Principles of Macroeconomics
Chapter 1- Economic Issues and Concepts
What is Economics?
- Economics is the study of the use of scarce resources to satisfy unlimited human wants.
- Scarcity indicates that resources are not unlimited and that if resources were not scarce, then choices
would not have to be made.
What are the factions of production/input?
- Land: All natural endowments such as arable land, forests, lakes, crude oil, and minerals.
- Labor: The mental/physical human resources, like entrepreneurial capacity and management skills.
- Capital: All manufactured (produced) aids to production, such as tools, machinery, and buildings.
What are goods and services?
- Goods are tangible, while Services are intangible.
- The act of making goods and services is called production and the act of using them is consumption.
What is Opportunity Cost?
- It is the value of the next best alternative that is forgone when one alternative is chosen.
- It can be shown using a budget line, which is a negatively sloped line that indicates the boundary
between attainable (efficient) and unattainable (inefficient) combinations.
- The opportunity cost for a country is shown using a production possibilities boundary (PPB), a curve
showing which alternative combinations of output can be attained if all available resources are used
efficiently.
What is the law of increasing opportunity costs?
- It states that as the production of one good increases, the opportunity cost of producing an additional
unit rises.
What are the 4 key economic questions?
1. What is produced and how? Resources must be allocated among alternative uses to determine which
goods are produced, and which are not. (MICRO)
2. What is consumed? By whom? What determines how a country’s total output is distributed among its
residents? Why do some get a lot and others only a little, should governments try to alter it? (MICRO)

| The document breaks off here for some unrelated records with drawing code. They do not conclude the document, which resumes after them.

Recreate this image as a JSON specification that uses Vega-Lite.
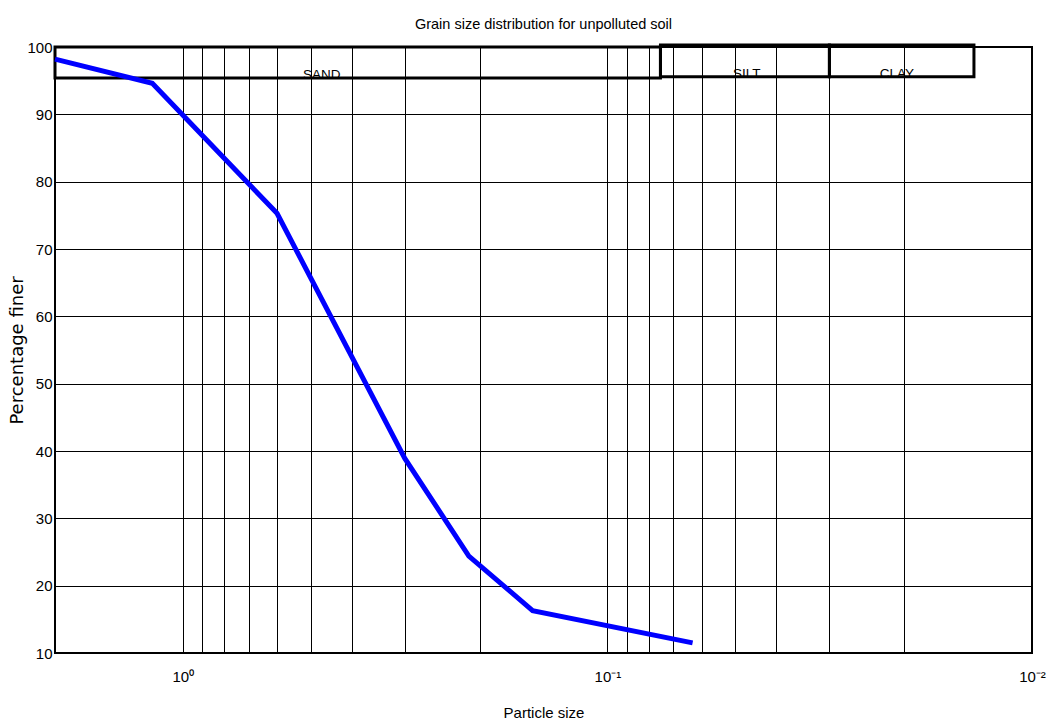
{
  "$schema": "https://vega.github.io/schema/vega-lite/v6.json",
  "width": 977,
  "height": 606,
  "autosize": {"type": "none"},
  "padding": {"left": 55, "top": 47, "right": 20, "bottom": 70},
  "background": "white",
  "title": {
    "text": "Grain size distribution for unpolluted soil",
    "font": "Liberation Sans Narrow, Liberation Sans, Arial",
    "fontSize": 14.5,
    "fontWeight": "normal",
    "color": "black",
    "frame": "group",
    "anchor": "middle",
    "offset": 8
  },
  "config": {
    "view": {"stroke": "black", "strokeWidth": 2},
    "axis": {
      "labelFont": "Liberation Sans Narrow, Liberation Sans, Arial",
      "labelFontSize": 15,
      "labelColor": "black",
      "titleColor": "black",
      "titleFontWeight": "normal",
      "grid": true,
      "gridColor": "black",
      "gridOpacity": 1,
      "gridWidth": 1,
      "ticks": false,
      "tickSize": 0,
      "domain": false,
      "labelFlush": false,
      "labelOverlap": false
    }
  },
  "datasets": {
    "curve": [
      {"size": 2.0, "finer": 98.2},
      {"size": 1.18, "finer": 94.6},
      {"size": 0.6, "finer": 75.3},
      {"size": 0.3, "finer": 38.9},
      {"size": 0.212, "finer": 24.4},
      {"size": 0.15, "finer": 16.3},
      {"size": 0.063, "finer": 11.5}
    ],
    "zones": [
      {"zone": "SAND", "from": 2.0, "to": 0.075, "lo": 95.4, "hi": 100, "mid": 0.471},
      {"zone": "SILT", "from": 0.075, "to": 0.03, "lo": 95.6, "hi": 100.3, "mid": 0.047},
      {"zone": "CLAY", "from": 0.03, "to": 0.0137, "lo": 95.6, "hi": 100.3, "mid": 0.0208}
    ]
  },
  "layer": [
    {
      "data": {"name": "zones"},
      "mark": {"type": "rect", "fill": "white", "fillOpacity": 0, "stroke": "black", "strokeWidth": 3},
      "encoding": {
        "x": {"field": "from", "type": "quantitative", "scale": {"type": "log", "domain": [0.01, 2], "reverse": true, "nice": false}},
        "x2": {"field": "to"},
        "y": {"field": "lo", "type": "quantitative", "scale": {"domain": [10, 100], "nice": false, "zero": false}},
        "y2": {"field": "hi"}
      }
    },
    {
      "data": {"name": "zones"},
      "mark": {"type": "text", "font": "Liberation Sans Narrow, Liberation Sans, Arial", "fontSize": 13.5, "color": "black", "align": "center", "baseline": "alphabetic", "dy": 1},
      "encoding": {
        "x": {"field": "mid", "type": "quantitative"},
        "y": {"field": "lo", "type": "quantitative"},
        "text": {"field": "zone"}
      }
    },
    {
      "data": {"name": "curve"},
      "mark": {"type": "line", "color": "#0000ff", "strokeWidth": 5},
      "encoding": {
        "x": {
          "field": "size",
          "type": "quantitative",
          "scale": {"type": "log", "domain": [0.01, 2], "reverse": true, "nice": false},
          "axis": {
            "values": [1, 0.9, 0.8, 0.7, 0.6, 0.5, 0.4, 0.3, 0.2, 0.1, 0.09, 0.08, 0.07, 0.06, 0.05, 0.04, 0.03, 0.02, 0.01],
            "labelExpr": "datum.value == 1 ? '10⁰' : datum.value == 0.1 ? '10⁻¹' : datum.value == 0.01 ? '10⁻²' : ''",
            "labelPadding": 16,
            "title": "Particle size",
            "titleFont": "Liberation Sans Narrow, Liberation Sans, Arial",
            "titleFontSize": 15,
            "titleY": 59,
            "titleBaseline": "middle"
          }
        },
        "y": {
          "field": "finer",
          "type": "quantitative",
          "scale": {"domain": [10, 100], "nice": false, "zero": false},
          "axis": {
            "values": [10, 20, 30, 40, 50, 60, 70, 80, 90, 100],
            "labelPadding": 3,
            "title": "Percentage finer",
            "titleFont": "DejaVu Sans",
            "titleFontSize": 18,
            "titleX": -38,
            "titleY": 303,
            "titleAngle": -90,
            "titleAlign": "center",
            "titleBaseline": "middle"
          }
        }
      }
    }
  ]
}
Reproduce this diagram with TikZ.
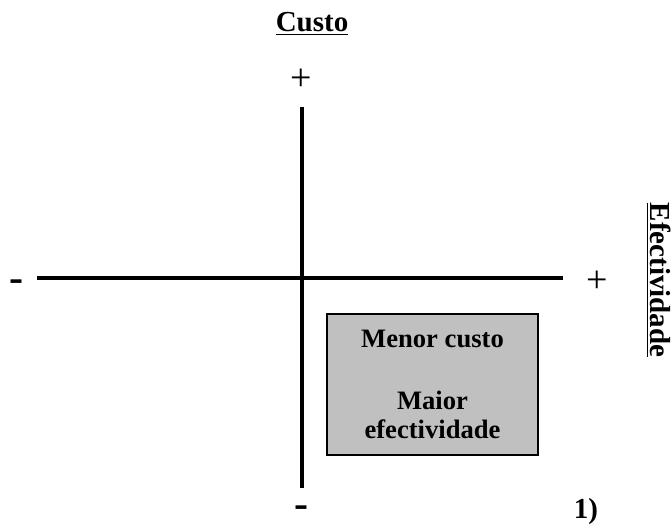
\documentclass[tikz,border=0pt]{standalone}
\usepackage{fontspec}
\setmainfont{Liberation Serif}
\definecolor{boxgray}{HTML}{C0C0C0}
\tikzset{
    axis/.style={line width=2pt},
    label/.style={font=\bfseries\fontsize{14.5}{16}\selectfont, inner sep=0pt},
    sign/.style={font=\fontsize{19}{20}\selectfont, inner sep=0pt},
    minus/.style={font=\bfseries\fontsize{21}{22}\selectfont, inner sep=0pt, anchor=base},
    quadrant/.style={draw, line width=0.8pt, fill=boxgray, inner sep=0pt,
        minimum width=105.5pt, minimum height=70.5pt, align=center,
        font=\bfseries\fontsize{13.3}{14.5}\selectfont}
}
\begin{document}
\begin{tikzpicture}[x=0.5pt,y=-0.5pt]
            \useasboundingbox (0,0) rectangle (672,526);
            \coordinate (W) at (37,278);
            \coordinate (E) at (563,278);
            \coordinate (N) at (302,107);
            \coordinate (S) at (302,488);
            \begin{scope}[every node/.style={label}]
                \node (custo) at (312,24) {\underline{Custo}};
                \node[rotate=-90] (efect) at (659,280) {\underline{Efectividade}};
                \node (num) at (586,512) {1)};
            \end{scope}
            \begin{scope}[every node/.style={sign}]
                \node (top) at (301.5,80) {+};
                \node (right) at (597,282) {+};
            \end{scope}
            \begin{scope}[every node/.style={minus}]
                \node (left) at (16,291) {-};
                \node (bottom) at (301,517) {-};
            \end{scope}
            \node[quadrant] (box) at (432.5,384.5) {Menor custo\\[16.5pt]Maior\\efectividade};
            \begin{scope}[every path/.style={axis}]
                \path
                    (W) edge (E)
                    (N) edge (S);
            \end{scope}
        \end{tikzpicture}
\end{document}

3. Why are resources sometimes unused? If a society is not using all of its resources, then the society is
operating inside the PPB. Why would this happen? How should governments deal with it? (MACRO)
4. Is productive capacity growing? Growth in productive capacity is shown by an outward shift of the PPB,
making previously unattainable points now attainable. (MACRO)
What is Macroeconomics?
- The study of the determination of economic aggregates such as total output, employment, and growth.
What are the characteristics of a Market Economy?
- Self-Organizing, not organized by the central authority
- Efficient, which means that the resources available are organized to produce goods and services while
using the least amount of resources.
- Focused on Incentives, buy low and sell high. Maximizing consumers and making Marginal decisions to
help them determine if they are better off producing one more/less of a good.